As a lamb producer, I absolutely want to thank the British consumer for their recent support.
The domestic sale of lamb for the four-week period to December 27, 2020, reached £68 million, up 14 per cent on 2019.
Last year was a record year with British consumers spending 10.8 per cent more than the previous year on our product.
That said, we experienced veganuary, where well-meaning but often misinformed consumers change their diets.
All too often this involves opting for the likes of soya, lentils and avocados, which are flown in from far away countries.
How I wish these individuals would read the recent Hybu Cig Cymru publication, ’The Welsh Way’, which highlights the economic and cultural importance of red meat production to Wales and the positive environmental benefits that agriculture supports.
The report addresses the role of agriculture in the emission of greenhouse gases and the conclusions presented align with what I once heard at a workshop at the University of Oxford, where it was made clear that greenhouse gases are not always bad.
Their presence in the atmosphere is essential as plants need carbon dioxide for photosynthesis; plants in turn provide food and oxygen for animals and humans.
The trouble is, of course, that the amount of greenhouse gases now in the atmosphere is higher than it would be naturally and this is changing the world’s climate.
Governments use the Global Warming Potential 100 (GWP) index to measure the combined effect of carbon dioxide, nitrous oxide and methane on global warming.
The academic I heard is developing a GWP index which can accurately measure the different effects of individual gases instead.
So why is this significant for us as farmers?
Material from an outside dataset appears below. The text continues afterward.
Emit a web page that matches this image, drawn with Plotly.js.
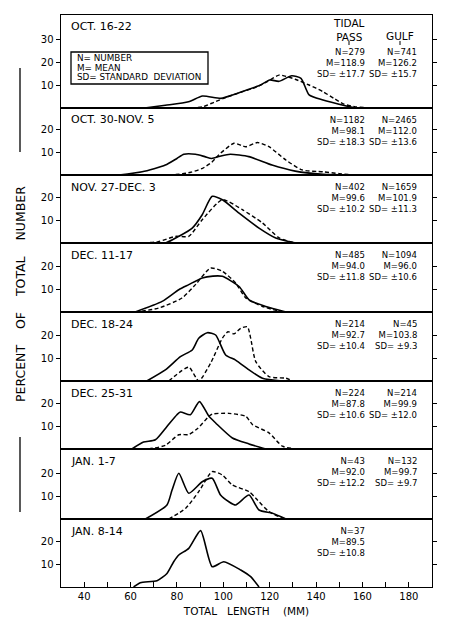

Carbon dioxide, emitted from burning fossil fuels, has a very long lifetime and is cumulative, while methane – the main gas released from primary production – has a 12-year lifetime and does not accumulate.
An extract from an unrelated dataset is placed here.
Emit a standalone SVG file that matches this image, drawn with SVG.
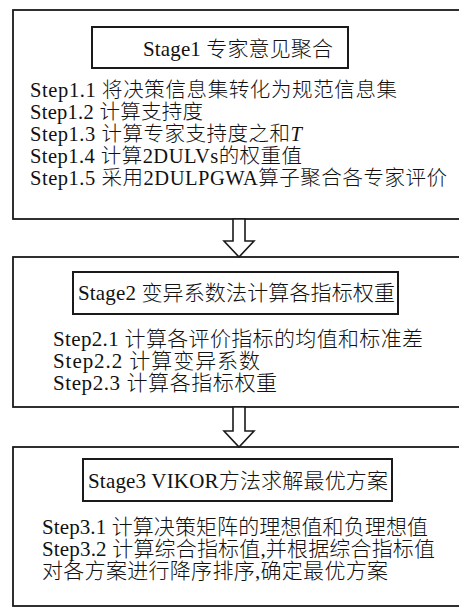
<svg xmlns="http://www.w3.org/2000/svg" width="459" height="608" viewBox="0 0 459 608">
<style>
.frame{fill:#fff;stroke:#1a1a1a;stroke-width:1.8}
.title{fill:#fff;stroke:#1a1a1a;stroke-width:2}
.arrow{fill:#fff;stroke:#1a1a1a;stroke-width:1.6;stroke-linejoin:miter}
text{font-family:"Liberation Serif","Noto Sans CJK SC",serif;font-weight:300;fill:#111}
.t{font-size:21px}
.s1{font-size:20.5px}
.s2{font-size:21px}
.s3{font-size:21px}
</style>
<rect width="459" height="608" fill="#fff"/>
<g id="stage1">
<rect class="frame" x="13" y="10" width="460" height="209"/>
<rect class="title" x="92" y="27" width="256" height="41"/>
<text class="t" x="143" y="56" textLength="190">Stage1 专家意见聚合</text>
<text class="s1" x="30" y="97" textLength="367">Step1.1 将决策信息集转化为规范信息集</text>
<text class="s1" x="30" y="119" textLength="173">Step1.2 计算支持度</text>
<text class="s1" x="30" y="141" textLength="272">Step1.3 计算专家支持度之和<tspan font-style="italic">T</tspan></text>
<text class="s1" x="30" y="163" textLength="272">Step1.4 计算2DULVs的权重值</text>
<text class="s1" x="30" y="185" textLength="417">Step1.5 采用2DULPGWA算子聚合各专家评价</text>
</g>
<g id="stage2">
<rect class="frame" x="13" y="257" width="460" height="150"/>
<rect class="title" x="73" y="272" width="325" height="42"/>
<text class="t" x="78" y="300" textLength="317">Stage2 变异系数法计算各指标权重</text>
<text class="s2" x="53" y="346" textLength="370">Step2.1 计算各评价指标的均值和标准差</text>
<text class="s2" x="53" y="368" textLength="207">Step2.2 计算变异系数</text>
<text class="s2" x="53" y="390" textLength="224">Step2.3 计算各指标权重</text>
</g>
<g id="stage3">
<rect class="frame" x="13" y="447" width="460" height="159"/>
<rect class="title" x="83" y="459" width="309" height="42"/>
<text class="t" x="88" y="488" textLength="300">Stage3 VIKOR方法求解最优方案</text>
<text class="s3" x="42" y="534" textLength="386">Step3.1 计算决策矩阵的理想值和负理想值</text>
<text class="s3" x="42" y="556" textLength="393">Step3.2 计算综合指标值,并根据综合指标值</text>
<text class="s3" x="42" y="578" textLength="346">对各方案进行降序排序,确定最优方案</text>
</g>
<g id="connectors">
<polygon class="arrow" points="233,219 233,241 224,241 239,257 254,241 245,241 245,219"/>
<polygon class="arrow" points="233,407 233,431 224,431 239,447 254,431 245,431 245,407"/>
</g>
</svg>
It can be part of an acceptable equilibrium and you do not need to get methane down to net zero, which is the aim for carbon dioxide.
Of course, we should aim to reduce methane emissions by improving agricultural productivity, however, with this new GWP we will be able to present evidence which counteracts many of the myths put out there by globetrotting, carbon dioxide emitting so-called environmentalists.
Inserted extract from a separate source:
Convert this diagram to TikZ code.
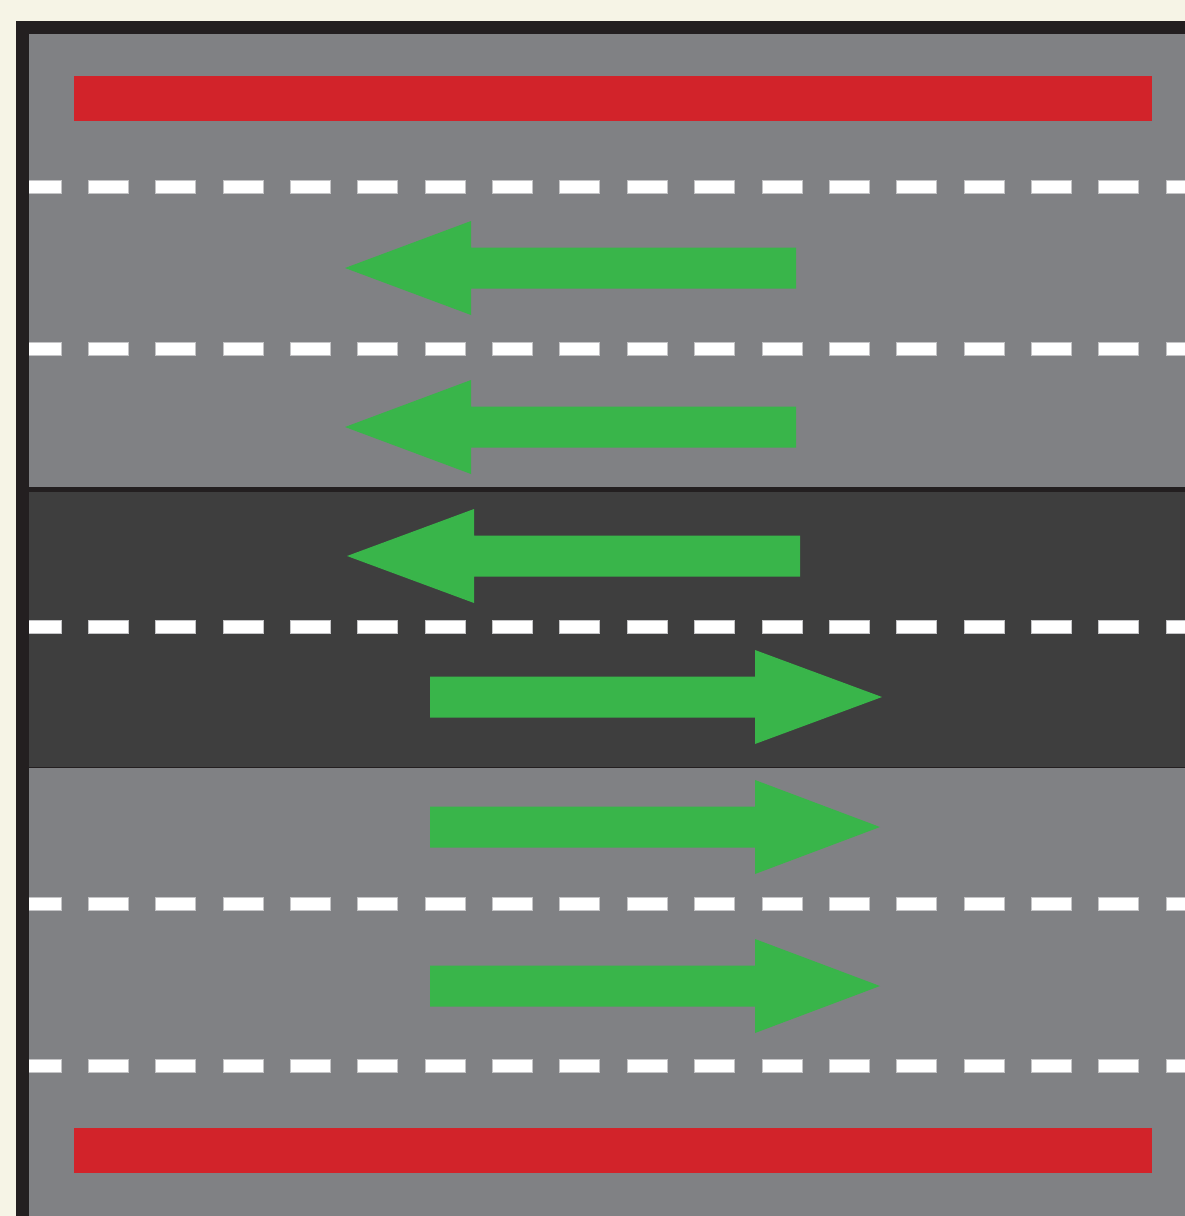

As we are expected to reduce our environmental impact, the report highlights the link to improved agricultural productivity and on-farm efficiencies.
Technology is playing an increasing role in this area and farmers are using bespoke cloud-based agricultural software to maintain their records for legislative and crucially performance management reasons.
For this to be possible, you either need a mobile signal or decent broadband. Both ideally.
I have been fortunate to travel to countries like Russia, China and Kosovo. There, I was never out of signal or without high-speed broadband. This is definitely not my daily experience in the Cothi valley and in many other parts of Wales.
For the last three years, there has been a coil of fibre optic cable on the telegraph post closest to our house, which I assume is connected at the other end to our local exchange at Pumsaint, Carmarthenshire.
Incredibly, the Welsh Government has paid for the installation of the cable within yards of our house, but when will the final connection be made?
When will rural businesses be allowed to flourish, putting us on an equal footing with both our urban counterparts and other countries around the world?
It’s a triangle of trust: we farmers must have the means to enhance productivity; we must achieve an environmentally balanced level of methane; and the British consumer must understand the reality behind their food choices.